Sparkling non-soft drinks are especially popular with the Baby Boomer generation, with 16% drinking mixers and 10% drinking unflavoured sparkling mineral water at least once in an average seven-day period—both figures that are above the national average. The older Pre-Boomer generation also has a taste for mixers, with 17% drinking them in an average week. However, but they still haven’t been sold on sparkling mineral water, with only 7% of his category choosing clear bubbles.
Meanwhile, the younger generations tend to be less enamoured of mineral water and mixers, and are more likely to drink soft drinks than the Boomer generations. However, even their consumption of soft drinks appears to be gradually declining.

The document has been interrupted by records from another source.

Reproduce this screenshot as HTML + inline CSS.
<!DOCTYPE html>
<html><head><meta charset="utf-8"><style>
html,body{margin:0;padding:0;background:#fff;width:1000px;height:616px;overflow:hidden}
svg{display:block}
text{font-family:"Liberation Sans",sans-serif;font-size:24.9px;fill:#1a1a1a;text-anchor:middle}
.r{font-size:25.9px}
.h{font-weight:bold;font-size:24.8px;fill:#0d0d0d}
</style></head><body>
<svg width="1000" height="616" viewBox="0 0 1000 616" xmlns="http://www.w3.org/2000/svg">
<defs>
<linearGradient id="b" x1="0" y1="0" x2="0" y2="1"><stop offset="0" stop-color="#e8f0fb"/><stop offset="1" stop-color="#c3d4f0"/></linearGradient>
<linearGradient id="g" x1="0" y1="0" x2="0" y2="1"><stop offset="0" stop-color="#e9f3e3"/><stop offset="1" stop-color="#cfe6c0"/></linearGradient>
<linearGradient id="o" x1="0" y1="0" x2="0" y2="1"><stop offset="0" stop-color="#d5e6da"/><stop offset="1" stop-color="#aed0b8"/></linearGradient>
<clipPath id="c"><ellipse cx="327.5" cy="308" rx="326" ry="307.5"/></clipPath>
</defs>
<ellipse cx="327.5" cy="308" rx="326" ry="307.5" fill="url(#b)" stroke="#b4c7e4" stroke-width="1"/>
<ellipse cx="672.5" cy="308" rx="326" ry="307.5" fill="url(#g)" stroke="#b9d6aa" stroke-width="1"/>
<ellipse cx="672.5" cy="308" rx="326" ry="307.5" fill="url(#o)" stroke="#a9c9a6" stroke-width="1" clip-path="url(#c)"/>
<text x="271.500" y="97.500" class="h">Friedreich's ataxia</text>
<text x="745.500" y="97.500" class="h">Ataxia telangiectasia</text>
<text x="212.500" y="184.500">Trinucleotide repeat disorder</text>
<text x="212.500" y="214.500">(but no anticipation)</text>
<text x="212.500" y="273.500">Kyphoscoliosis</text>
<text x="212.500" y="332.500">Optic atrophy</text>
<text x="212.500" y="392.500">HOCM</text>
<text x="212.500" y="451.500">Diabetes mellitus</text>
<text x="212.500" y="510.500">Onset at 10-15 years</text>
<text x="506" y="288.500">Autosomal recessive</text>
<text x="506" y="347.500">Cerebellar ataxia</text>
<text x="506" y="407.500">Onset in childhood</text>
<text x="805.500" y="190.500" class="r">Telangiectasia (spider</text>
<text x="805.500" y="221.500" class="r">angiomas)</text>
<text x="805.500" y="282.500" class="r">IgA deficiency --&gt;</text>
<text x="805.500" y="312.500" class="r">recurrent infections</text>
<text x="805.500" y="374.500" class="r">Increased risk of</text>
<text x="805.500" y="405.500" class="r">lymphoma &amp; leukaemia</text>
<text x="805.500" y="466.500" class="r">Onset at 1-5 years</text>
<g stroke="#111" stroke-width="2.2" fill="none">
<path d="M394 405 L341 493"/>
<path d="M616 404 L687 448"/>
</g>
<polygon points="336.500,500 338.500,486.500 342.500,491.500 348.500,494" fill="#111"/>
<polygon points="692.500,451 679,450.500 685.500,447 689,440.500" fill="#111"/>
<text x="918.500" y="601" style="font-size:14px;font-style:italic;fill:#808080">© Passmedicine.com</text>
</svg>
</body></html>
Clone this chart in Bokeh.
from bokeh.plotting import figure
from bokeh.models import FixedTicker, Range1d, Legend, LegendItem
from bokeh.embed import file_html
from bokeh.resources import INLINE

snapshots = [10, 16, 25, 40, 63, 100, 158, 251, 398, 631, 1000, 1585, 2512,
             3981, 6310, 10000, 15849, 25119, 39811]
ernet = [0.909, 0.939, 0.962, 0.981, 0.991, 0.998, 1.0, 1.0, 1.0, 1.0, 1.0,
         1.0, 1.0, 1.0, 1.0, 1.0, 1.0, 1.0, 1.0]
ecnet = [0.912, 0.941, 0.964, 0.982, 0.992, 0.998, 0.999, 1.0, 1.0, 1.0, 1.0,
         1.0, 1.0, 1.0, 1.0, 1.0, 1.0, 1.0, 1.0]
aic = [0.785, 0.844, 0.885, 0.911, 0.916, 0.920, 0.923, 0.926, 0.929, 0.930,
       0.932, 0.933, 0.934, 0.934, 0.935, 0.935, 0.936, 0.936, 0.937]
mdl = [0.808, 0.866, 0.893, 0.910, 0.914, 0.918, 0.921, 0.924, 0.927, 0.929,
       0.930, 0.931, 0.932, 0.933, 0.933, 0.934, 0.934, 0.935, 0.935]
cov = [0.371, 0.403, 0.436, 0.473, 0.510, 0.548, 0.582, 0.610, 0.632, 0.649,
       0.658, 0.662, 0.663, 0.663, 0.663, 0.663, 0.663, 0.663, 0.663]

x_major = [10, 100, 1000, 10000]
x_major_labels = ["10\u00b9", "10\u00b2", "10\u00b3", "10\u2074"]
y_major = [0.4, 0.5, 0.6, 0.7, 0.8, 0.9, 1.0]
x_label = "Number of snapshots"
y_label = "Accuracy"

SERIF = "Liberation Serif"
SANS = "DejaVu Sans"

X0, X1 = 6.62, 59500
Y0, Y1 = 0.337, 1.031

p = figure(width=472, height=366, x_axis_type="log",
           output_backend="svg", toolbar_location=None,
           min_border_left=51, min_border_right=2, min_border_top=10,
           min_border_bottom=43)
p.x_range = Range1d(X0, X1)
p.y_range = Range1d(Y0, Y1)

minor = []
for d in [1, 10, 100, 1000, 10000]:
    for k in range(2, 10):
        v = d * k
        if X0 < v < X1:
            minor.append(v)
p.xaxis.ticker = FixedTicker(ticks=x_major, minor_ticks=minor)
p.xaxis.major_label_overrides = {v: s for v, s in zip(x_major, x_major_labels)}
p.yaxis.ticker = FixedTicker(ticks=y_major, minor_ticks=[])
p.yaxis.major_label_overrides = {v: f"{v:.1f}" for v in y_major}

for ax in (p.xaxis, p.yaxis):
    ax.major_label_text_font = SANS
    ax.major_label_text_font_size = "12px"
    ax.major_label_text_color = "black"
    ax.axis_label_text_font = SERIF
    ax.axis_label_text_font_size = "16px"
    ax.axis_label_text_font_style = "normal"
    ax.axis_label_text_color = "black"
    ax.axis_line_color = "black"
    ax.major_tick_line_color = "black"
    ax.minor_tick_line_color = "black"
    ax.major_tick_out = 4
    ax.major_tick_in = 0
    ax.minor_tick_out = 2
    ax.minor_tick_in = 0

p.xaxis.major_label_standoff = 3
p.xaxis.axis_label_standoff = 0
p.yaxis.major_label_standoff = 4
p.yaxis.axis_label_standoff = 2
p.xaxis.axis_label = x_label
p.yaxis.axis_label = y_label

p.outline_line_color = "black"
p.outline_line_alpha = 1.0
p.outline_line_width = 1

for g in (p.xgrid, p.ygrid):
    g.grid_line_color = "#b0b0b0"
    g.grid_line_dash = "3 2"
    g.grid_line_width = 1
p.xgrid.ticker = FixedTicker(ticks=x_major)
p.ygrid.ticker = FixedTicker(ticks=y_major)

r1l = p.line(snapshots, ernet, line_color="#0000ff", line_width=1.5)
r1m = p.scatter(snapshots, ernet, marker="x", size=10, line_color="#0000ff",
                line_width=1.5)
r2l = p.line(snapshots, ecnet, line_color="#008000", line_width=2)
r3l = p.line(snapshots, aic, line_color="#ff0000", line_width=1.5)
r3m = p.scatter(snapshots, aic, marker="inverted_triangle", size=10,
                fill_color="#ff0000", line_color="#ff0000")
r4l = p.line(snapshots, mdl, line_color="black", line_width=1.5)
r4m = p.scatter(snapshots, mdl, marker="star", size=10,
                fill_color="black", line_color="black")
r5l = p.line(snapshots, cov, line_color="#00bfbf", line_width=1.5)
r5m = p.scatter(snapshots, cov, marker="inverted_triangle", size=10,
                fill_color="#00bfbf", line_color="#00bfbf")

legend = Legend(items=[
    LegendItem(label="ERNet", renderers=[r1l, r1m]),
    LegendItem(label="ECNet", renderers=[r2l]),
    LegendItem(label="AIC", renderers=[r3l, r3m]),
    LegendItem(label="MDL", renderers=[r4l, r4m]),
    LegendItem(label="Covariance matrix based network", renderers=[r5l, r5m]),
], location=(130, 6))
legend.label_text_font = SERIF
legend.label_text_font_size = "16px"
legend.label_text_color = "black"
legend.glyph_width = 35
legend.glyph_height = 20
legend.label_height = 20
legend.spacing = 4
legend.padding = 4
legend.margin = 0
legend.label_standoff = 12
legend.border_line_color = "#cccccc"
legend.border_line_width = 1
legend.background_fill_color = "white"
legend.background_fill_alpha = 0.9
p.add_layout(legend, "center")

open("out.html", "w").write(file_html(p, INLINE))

Angela Smith, of Roy Morgan Research, says the figures might reflect a growing health trend.
“As consumer preferences shift away from sugar-laden soft drinks such as colas and lemonades, and towards other healthier and more ‘natural’ sparkling beverages, we’ve seen increased marketing activity in this segment, from Liptons’ recently launched sparkling iced teas to Scarlett Johansson’s appointment as the global brand ambassador for Sodastream,” she said.
“While younger Australians aren’t quite as keen on unflavoured sparkling mineral water and mixers as their older counterparts, the overall move to these drinks is changing the nature of the non-alcoholic beverage market.
“Not only are we moving gradually away from soft drinks, but fewer of us are drinking fruit juices, energy drinks and sports/health drinks than we were five years ago too. It seems our tastes are slowly but surely evolving towards ‘lighter,’ less heavily flavoured beverages.”